⟨
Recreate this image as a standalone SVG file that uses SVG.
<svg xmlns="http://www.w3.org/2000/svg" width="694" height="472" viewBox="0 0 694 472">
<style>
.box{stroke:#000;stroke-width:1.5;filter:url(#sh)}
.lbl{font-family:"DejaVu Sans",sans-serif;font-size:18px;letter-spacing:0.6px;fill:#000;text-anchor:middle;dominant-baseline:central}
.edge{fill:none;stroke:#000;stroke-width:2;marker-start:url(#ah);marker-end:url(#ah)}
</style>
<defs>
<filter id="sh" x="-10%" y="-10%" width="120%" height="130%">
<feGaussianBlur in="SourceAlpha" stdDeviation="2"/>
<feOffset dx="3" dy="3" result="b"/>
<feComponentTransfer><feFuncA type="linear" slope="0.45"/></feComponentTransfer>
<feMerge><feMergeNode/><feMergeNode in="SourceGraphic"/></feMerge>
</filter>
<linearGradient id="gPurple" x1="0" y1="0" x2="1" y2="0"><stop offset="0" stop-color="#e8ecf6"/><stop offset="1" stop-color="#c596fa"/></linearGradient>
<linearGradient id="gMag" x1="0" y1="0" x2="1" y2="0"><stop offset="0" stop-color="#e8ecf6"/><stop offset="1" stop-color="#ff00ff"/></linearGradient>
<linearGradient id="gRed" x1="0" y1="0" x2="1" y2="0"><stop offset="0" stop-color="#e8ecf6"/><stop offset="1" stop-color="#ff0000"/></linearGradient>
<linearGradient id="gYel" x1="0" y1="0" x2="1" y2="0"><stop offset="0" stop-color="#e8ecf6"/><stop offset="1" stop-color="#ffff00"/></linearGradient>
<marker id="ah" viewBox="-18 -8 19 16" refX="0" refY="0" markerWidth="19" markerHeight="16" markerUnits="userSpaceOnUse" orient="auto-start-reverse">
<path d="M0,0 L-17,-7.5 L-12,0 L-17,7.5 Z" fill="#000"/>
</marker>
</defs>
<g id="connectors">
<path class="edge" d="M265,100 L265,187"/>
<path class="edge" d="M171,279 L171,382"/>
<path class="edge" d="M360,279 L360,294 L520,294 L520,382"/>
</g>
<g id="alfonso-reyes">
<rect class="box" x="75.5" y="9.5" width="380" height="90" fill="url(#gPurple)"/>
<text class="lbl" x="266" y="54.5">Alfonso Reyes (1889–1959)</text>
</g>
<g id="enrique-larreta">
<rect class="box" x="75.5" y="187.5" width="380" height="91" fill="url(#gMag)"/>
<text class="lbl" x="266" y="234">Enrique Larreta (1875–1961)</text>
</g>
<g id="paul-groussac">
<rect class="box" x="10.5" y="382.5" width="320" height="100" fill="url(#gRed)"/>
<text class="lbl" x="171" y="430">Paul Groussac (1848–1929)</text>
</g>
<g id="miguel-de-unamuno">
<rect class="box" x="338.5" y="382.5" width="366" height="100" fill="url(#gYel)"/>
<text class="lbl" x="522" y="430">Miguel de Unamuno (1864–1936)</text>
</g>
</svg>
⟩
⟨
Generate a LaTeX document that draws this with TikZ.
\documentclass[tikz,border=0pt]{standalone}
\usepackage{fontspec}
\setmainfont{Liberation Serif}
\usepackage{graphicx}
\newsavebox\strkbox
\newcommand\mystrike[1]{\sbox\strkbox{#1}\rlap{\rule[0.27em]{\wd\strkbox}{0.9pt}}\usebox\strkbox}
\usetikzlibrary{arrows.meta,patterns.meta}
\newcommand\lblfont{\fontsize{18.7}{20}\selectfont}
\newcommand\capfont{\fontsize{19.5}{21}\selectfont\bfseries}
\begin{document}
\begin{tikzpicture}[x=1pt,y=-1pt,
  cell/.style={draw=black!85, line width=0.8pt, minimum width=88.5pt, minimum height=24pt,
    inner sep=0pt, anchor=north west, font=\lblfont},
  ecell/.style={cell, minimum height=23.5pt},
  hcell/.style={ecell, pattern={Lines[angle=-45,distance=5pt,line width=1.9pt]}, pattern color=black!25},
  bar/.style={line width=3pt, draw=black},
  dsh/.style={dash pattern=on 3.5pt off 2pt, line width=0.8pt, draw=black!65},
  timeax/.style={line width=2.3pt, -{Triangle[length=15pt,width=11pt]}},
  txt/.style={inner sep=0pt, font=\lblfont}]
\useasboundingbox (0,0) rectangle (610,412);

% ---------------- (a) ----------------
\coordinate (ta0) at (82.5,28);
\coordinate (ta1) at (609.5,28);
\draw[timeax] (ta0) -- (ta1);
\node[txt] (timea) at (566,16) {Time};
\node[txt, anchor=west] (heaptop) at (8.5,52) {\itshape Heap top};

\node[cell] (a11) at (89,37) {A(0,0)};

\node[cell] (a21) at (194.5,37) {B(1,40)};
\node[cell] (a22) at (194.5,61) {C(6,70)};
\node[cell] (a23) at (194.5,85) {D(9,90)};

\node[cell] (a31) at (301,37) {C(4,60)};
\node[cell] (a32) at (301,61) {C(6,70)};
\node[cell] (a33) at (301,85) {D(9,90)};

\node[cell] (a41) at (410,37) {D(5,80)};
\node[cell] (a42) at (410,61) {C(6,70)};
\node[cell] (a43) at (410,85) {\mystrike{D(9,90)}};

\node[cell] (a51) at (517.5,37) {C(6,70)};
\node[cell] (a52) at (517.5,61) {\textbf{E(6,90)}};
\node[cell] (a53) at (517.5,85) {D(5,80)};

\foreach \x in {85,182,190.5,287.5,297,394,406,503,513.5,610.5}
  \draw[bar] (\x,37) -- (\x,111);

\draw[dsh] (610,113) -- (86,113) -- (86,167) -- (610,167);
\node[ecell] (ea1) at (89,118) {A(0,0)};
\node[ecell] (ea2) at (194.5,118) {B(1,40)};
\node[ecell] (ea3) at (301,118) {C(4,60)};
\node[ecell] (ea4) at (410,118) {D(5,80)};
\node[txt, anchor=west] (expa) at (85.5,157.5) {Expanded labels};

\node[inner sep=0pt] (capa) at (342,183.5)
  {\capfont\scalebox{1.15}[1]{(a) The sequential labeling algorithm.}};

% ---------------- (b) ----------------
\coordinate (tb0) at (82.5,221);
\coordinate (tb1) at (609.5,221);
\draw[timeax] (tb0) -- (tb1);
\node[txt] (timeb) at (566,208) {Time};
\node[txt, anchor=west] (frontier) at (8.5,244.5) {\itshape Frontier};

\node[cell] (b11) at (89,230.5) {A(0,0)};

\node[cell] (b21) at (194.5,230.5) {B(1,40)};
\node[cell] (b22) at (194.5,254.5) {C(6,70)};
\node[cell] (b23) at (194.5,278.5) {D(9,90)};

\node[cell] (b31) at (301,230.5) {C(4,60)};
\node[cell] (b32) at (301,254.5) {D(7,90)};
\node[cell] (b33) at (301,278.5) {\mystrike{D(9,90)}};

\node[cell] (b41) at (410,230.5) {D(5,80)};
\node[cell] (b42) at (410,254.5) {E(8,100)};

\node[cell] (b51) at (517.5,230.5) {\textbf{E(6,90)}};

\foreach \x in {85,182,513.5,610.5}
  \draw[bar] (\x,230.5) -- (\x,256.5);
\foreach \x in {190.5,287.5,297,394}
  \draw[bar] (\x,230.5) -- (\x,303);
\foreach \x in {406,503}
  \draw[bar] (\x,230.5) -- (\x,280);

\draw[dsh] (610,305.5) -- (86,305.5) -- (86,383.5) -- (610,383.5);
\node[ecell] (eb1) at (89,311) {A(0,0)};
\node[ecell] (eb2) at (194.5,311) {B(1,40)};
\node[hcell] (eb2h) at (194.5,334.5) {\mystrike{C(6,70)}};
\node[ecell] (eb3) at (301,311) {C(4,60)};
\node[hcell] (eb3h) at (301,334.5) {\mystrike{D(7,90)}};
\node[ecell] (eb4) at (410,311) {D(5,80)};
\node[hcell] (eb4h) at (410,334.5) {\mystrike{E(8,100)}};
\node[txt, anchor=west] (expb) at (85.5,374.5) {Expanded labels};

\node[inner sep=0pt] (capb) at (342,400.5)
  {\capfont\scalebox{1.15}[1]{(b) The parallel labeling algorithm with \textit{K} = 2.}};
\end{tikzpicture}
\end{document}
⟩
* Exercise *
Reproduce every line of the listing above in which the string "that" appears.

* Written answer *
Recreate this image as a standalone SVG file that uses SVG.
Generate a LaTeX document that draws this with TikZ.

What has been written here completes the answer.